▸ **THE EXERCISE**: Quote the listing below in its entirety, omitting every image.

▸ **DATA LINES**:
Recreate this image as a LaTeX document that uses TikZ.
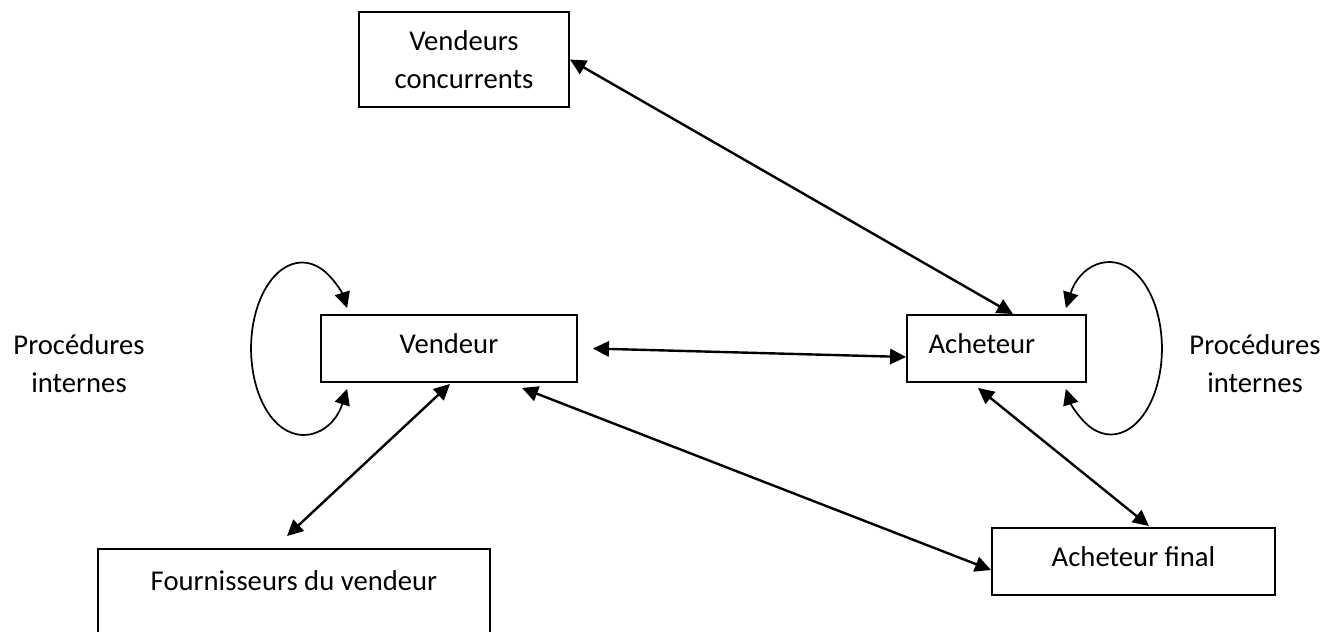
\documentclass[tikz,border=0pt]{standalone}
\usepackage{fontspec}
\setmainfont{Carlito}
\usepackage{tikz}
\usetikzlibrary{calc}
\usetikzlibrary{arrows.meta}
\newcommand{\pxu}{0.75pt}
\newcommand{\txtfont}{\fontsize{21.5}{28.5}\selectfont}
\tikzset{boxnode/.style={rectangle, draw, line width=1.4pt, inner sep=0pt, align=center, font=\txtfont}}
\tikzset{onelinebox/.style={boxnode, text height=15pt, text depth=8.25pt}}
\tikzset{plaintxt/.style={draw=none, fill=none, inner sep=0pt, align=center, font=\txtfont}}
\tikzset{dblarrow/.style={line width=1.8pt, {Triangle[length=12pt,width=11.5pt]}-{Triangle[length=12pt,width=11.5pt]}}}
\tikzset{looparrow/.style={line width=1.3pt, {Triangle[length=12pt,width=11.5pt]}-{Triangle[length=12pt,width=11.5pt]}}}

\begin{document}
\begin{tikzpicture}[x=\pxu, y=-\pxu]
\useasboundingbox (0,0) rectangle (1340,632);

\node[boxnode, minimum width=210*\pxu, minimum height=95*\pxu] (conc) at (464,59.5) {Vendeurs\\concurrents};
\node[onelinebox, minimum width=256*\pxu, minimum height=67*\pxu] (vend) at (449,348.5) {Vendeur};
\node[onelinebox, minimum width=179*\pxu, minimum height=67*\pxu] (ach) at (996.5,348.5) {Acheteur\hspace*{22pt}};
\node[onelinebox, minimum width=283*\pxu, minimum height=67*\pxu] (final) at (1133.5,561.5) {Acheteur final};
\node[boxnode, minimum width=392*\pxu, minimum height=95*\pxu, text height=15pt, text depth=24.75pt] (fourn) at (294,596.5) {Fournisseurs du vendeur};

\node[plaintxt] (procg) at (79,364) {Procédures\\internes};
\node[plaintxt] (procd) at (1255,364) {Procédures\\internes};

% liens entre acteurs
\draw[dblarrow] (conc.east) -- ($(ach.north)+(16.5,0)$);
\draw[dblarrow] ($(vend.east)+(15,0)$) -- ($(ach.west)+(0,8.5)$);
\draw[dblarrow] ($(vend.south)+(1,1)$) -- ($(fourn.north)+(-7,-12)$);
\draw[dblarrow] ($(vend.south)+(73,5)$) -- ($(final.west)+(0,8.5)$);
\draw[dblarrow] ($(ach.south)+(-18.5,5)$) -- ($(final.north)+(15.5,-1)$);

% procedures internes
\coordinate (lcen) at ($(vend.west)+(-18,0)$);
\draw[looparrow] ($(lcen)+(28:51 and 86)$) arc[start angle=28, end angle=332, x radius=51, y radius=86];
\coordinate (rcen) at ($(ach.east)+(24,0)$);
\draw[looparrow] ($(rcen)+(-152:51 and 86)$) arc[start angle=-152, end angle=152, x radius=51, y radius=86];
\end{tikzpicture}
\end{document}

▸ **FULL RESPONSE**:
Recreate this image as a LaTeX document that uses TikZ.
\documentclass[tikz,border=0pt]{standalone}
\usepackage{fontspec}
\setmainfont{Carlito}
\usepackage{tikz}
\usetikzlibrary{calc}
\usetikzlibrary{arrows.meta}
\newcommand{\pxu}{0.75pt}
\newcommand{\txtfont}{\fontsize{21.5}{28.5}\selectfont}
\tikzset{boxnode/.style={rectangle, draw, line width=1.4pt, inner sep=0pt, align=center, font=\txtfont}}
\tikzset{onelinebox/.style={boxnode, text height=15pt, text depth=8.25pt}}
\tikzset{plaintxt/.style={draw=none, fill=none, inner sep=0pt, align=center, font=\txtfont}}
\tikzset{dblarrow/.style={line width=1.8pt, {Triangle[length=12pt,width=11.5pt]}-{Triangle[length=12pt,width=11.5pt]}}}
\tikzset{looparrow/.style={line width=1.3pt, {Triangle[length=12pt,width=11.5pt]}-{Triangle[length=12pt,width=11.5pt]}}}

\begin{document}
\begin{tikzpicture}[x=\pxu, y=-\pxu]
\useasboundingbox (0,0) rectangle (1340,632);

\node[boxnode, minimum width=210*\pxu, minimum height=95*\pxu] (conc) at (464,59.5) {Vendeurs\\concurrents};
\node[onelinebox, minimum width=256*\pxu, minimum height=67*\pxu] (vend) at (449,348.5) {Vendeur};
\node[onelinebox, minimum width=179*\pxu, minimum height=67*\pxu] (ach) at (996.5,348.5) {Acheteur\hspace*{22pt}};
\node[onelinebox, minimum width=283*\pxu, minimum height=67*\pxu] (final) at (1133.5,561.5) {Acheteur final};
\node[boxnode, minimum width=392*\pxu, minimum height=95*\pxu, text height=15pt, text depth=24.75pt] (fourn) at (294,596.5) {Fournisseurs du vendeur};

\node[plaintxt] (procg) at (79,364) {Procédures\\internes};
\node[plaintxt] (procd) at (1255,364) {Procédures\\internes};

% liens entre acteurs
\draw[dblarrow] (conc.east) -- ($(ach.north)+(16.5,0)$);
\draw[dblarrow] ($(vend.east)+(15,0)$) -- ($(ach.west)+(0,8.5)$);
\draw[dblarrow] ($(vend.south)+(1,1)$) -- ($(fourn.north)+(-7,-12)$);
\draw[dblarrow] ($(vend.south)+(73,5)$) -- ($(final.west)+(0,8.5)$);
\draw[dblarrow] ($(ach.south)+(-18.5,5)$) -- ($(final.north)+(15.5,-1)$);

% procedures internes
\coordinate (lcen) at ($(vend.west)+(-18,0)$);
\draw[looparrow] ($(lcen)+(28:51 and 86)$) arc[start angle=28, end angle=332, x radius=51, y radius=86];
\coordinate (rcen) at ($(ach.east)+(24,0)$);
\draw[looparrow] ($(rcen)+(-152:51 and 86)$) arc[start angle=-152, end angle=152, x radius=51, y radius=86];
\end{tikzpicture}
\end{document}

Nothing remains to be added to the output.